Endangered African penguins benefit rapidly when fishing is banned from even relatively small areas around their colonies, a new study has found.

The African penguin's population declined by 90 percent in the 20th century; between 2004 and 2008, its numbers plunged by half to 26,000, the lowest yet recorded. The decline is the result of a combination of changing environmental conditions, including warming waters, causing the anchovies and sardines on which they prey to shift farther away from the coast, and the presence of purse-seine fisheries in coastal waters.

In January 2009, South African authorities closed a 12.5 mile (20 kilometers) radius area to fishing around St. Croix Island in Algoa Bay, while leaving the waters around Bird Island, 38 miles (60 kilometers) away in the same bay, open to fishing. Researchers attached miniature GPS recorders to the backs of birds from both islands to study what effects the contrasting conditions had on their foraging behavior.

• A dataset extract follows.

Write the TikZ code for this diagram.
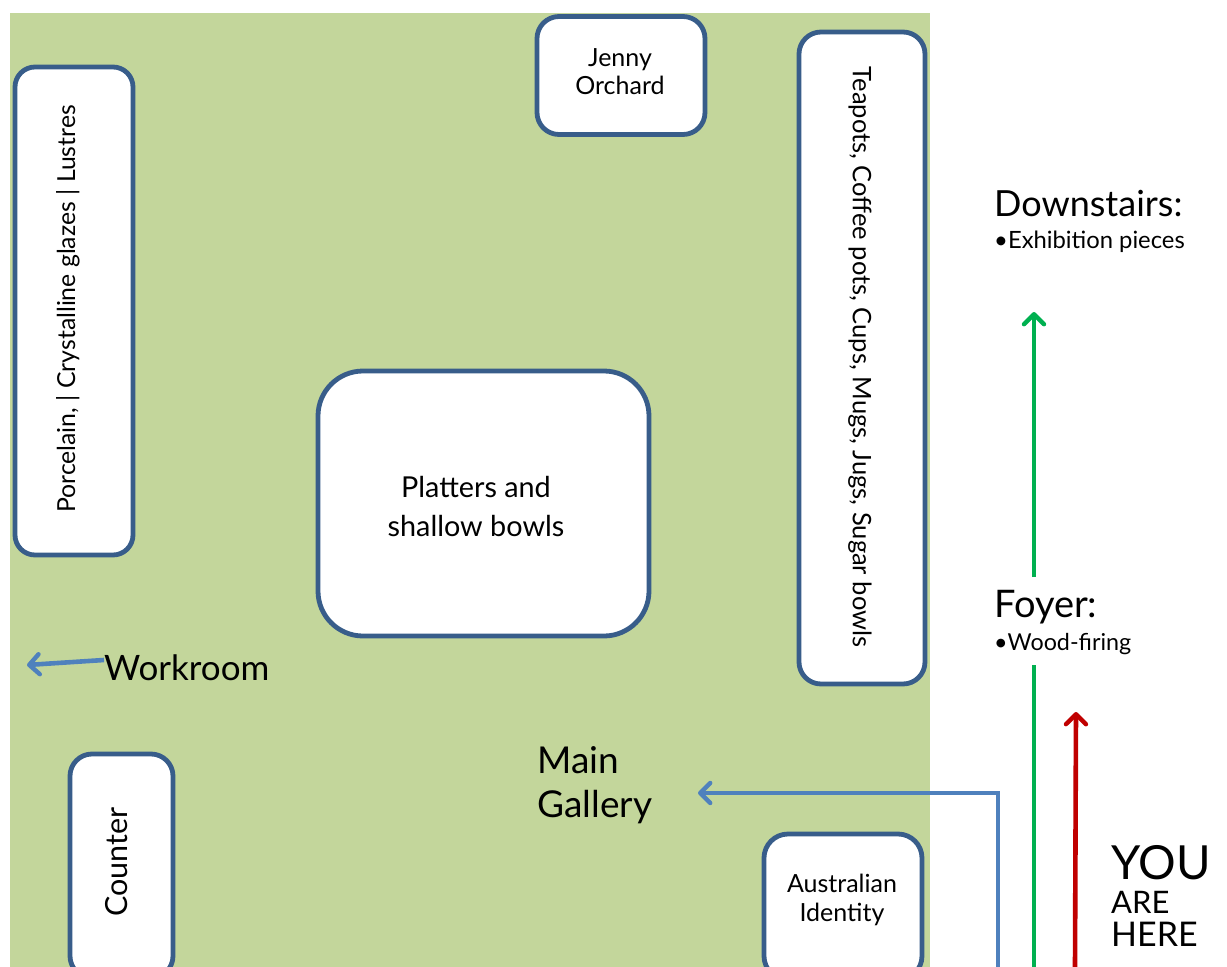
\documentclass[tikz,border=0pt]{standalone}
\usepackage{fontspec}
\setmainfont{Lato}
\usetikzlibrary{arrows.meta}
\definecolor{floorgreen}{HTML}{C3D69B}
\definecolor{boxblue}{HTML}{385D8A}
\definecolor{linkblue}{HTML}{4F81BD}
\definecolor{linkgreen}{HTML}{00B050}
\definecolor{linkred}{HTML}{C00000}
\newcommand{\fs}[2]{\fontsize{#1}{#2}\selectfont}
\tikzset{
  x=1pt,y=-1pt,
  room/.style={draw=boxblue,fill=white,line width=4.8pt,inner sep=0pt,align=center,text=black},
  lbl/.style={inner sep=0pt,text=black,anchor=base west},
  clbl/.style={inner sep=0pt,text=black,align=center},
  barb/.style={-{Straight Barb[length=10pt,width=20pt,line width=4.4pt,round]},line width=4.6pt},
  plainline/.style={line width=4.6pt}
}
\begin{document}
\begin{tikzpicture}
\useasboundingbox (0,0) rectangle (1227,967);
\node[fill=floorgreen,inner sep=0pt,minimum width=920pt,minimum height=954pt,anchor=north west] (floor) at (10,13) {};

\node[room,rounded corners=22pt,minimum width=168pt,minimum height=118pt] (jenny) at (621,75.5) {};
\node[clbl,font=\fs{25}{28}] (jennytext) at (620,72) {Jenny\\Orchard};
\node[room,rounded corners=22pt,minimum width=126pt,minimum height=652pt] (teapots) at (862,358) {};
\node[clbl,rotate=-90,font=\fs{25.5}{26}] (teapotstext) at (860,357) {Teapots, Coffee pots, Cups, Mugs, Jugs, Sugar bowls};
\node[room,rounded corners=20pt,minimum width=118pt,minimum height=488pt] (porcelain) at (74,311) {};
\node[clbl,rotate=90,font=\fs{24.8}{26}] (porcelaintext) at (68,309) {Porcelain, | Crystalline glazes | Lustres};
\node[room,rounded corners=45pt,minimum width=331pt,minimum height=265pt] (platters) at (483.5,503.5) {};
\node[clbl,font=\fs{28.8}{39}] (platterstext) at (476,507) {Platters and\\shallow bowls};
\node[room,rounded corners=22pt,minimum width=103pt,minimum height=224pt] (counter) at (121.5,866) {};
\node[clbl,rotate=90,font=\fs{30.5}{30}] (countertext) at (117,862) {Counter};
\node[room,rounded corners=24pt,minimum width=158pt,minimum height=146pt] (australian) at (843,907) {};
\node[clbl,font=\fs{25}{29}] (australiantext) at (842,900) {Australian\\Identity};

\node[lbl,font=\fs{35}{35}] (workroom) at (104,680) {Workroom};
\node[lbl,font=\fs{37}{37}] (main) at (537,773) {Main};
\node[lbl,font=\fs{37}{37}] (gallery) at (537,817) {Gallery};
\node[lbl,font=\fs{36}{36}] (downstairs) at (994,216) {Downstairs:};
\node[lbl,font=\fs{23.8}{24}] (exhibition) at (994,248) {•Exhibition pieces};
\node[lbl,font=\fs{38}{38}] (foyer) at (994,617) {Foyer:};
\node[lbl,font=\fs{23.3}{24}] (wood) at (994,650) {•Wood-firing};
\node[lbl,font=\fs{47}{47},text height=33pt,text depth=0pt] (you) at (1111,879) {YOU};
\node[lbl,font=\fs{31}{31},text height=22pt,text depth=0pt] (are) at (1111,913) {ARE};
\node[lbl,font=\fs{34}{34},text height=22pt,text depth=0pt] (here) at (1111,946) {HERE};

\coordinate (bluestart) at (998,967);
\coordinate (bluebend) at (998,793);
\coordinate (blueend) at (698,793);
\coordinate (greenstart) at (1034,967);
\coordinate (greenstop) at (1034,665);
\coordinate (greenresume) at (1034,577);
\coordinate (greenend) at (1034,312);
\coordinate (redstart) at (1075,967);
\coordinate (redend) at (1076,712);
\coordinate (workstart) at (104,660);
\coordinate (workend) at (27,665);

\draw[barb,draw=linkblue,line join=miter] (bluestart) -- (bluebend) -- (blueend);
\draw[plainline,draw=linkgreen] (greenstart) -- (greenstop);
\draw[barb,draw=linkgreen] (greenresume) -- (greenend);
\draw[barb,draw=linkred] (redstart) -- (redend);
\draw[barb,draw=linkblue] (workstart) -- (workend);
\end{tikzpicture}
\end{document}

In 2008, before the area was closed to fishing, three-quarters of the dives the St. Croix penguins made for food were more than 12.5 miles (20 kilometers) from their colony; often, the birds were obliged to travel up to 100 miles (160 kilometers) during the course of two days in their search for food. Within three months of the area being closed to fishing in 2009, 70 percent of dives were within the protected marine area and the time the penguins devoted to searching for food decreased by 30 percent, which reduced their daily energy expenditure by 40 percent. In contrast, the area within which the Bird Island penguins searched for food remained the same both years, with the penguins even expending more energy searching for food in 2009.

The researchers conclude that the study underlines the impact of industrial fishing on feeding conditions for African penguins, and the significant and rapid benefits of establishing marine protected areas.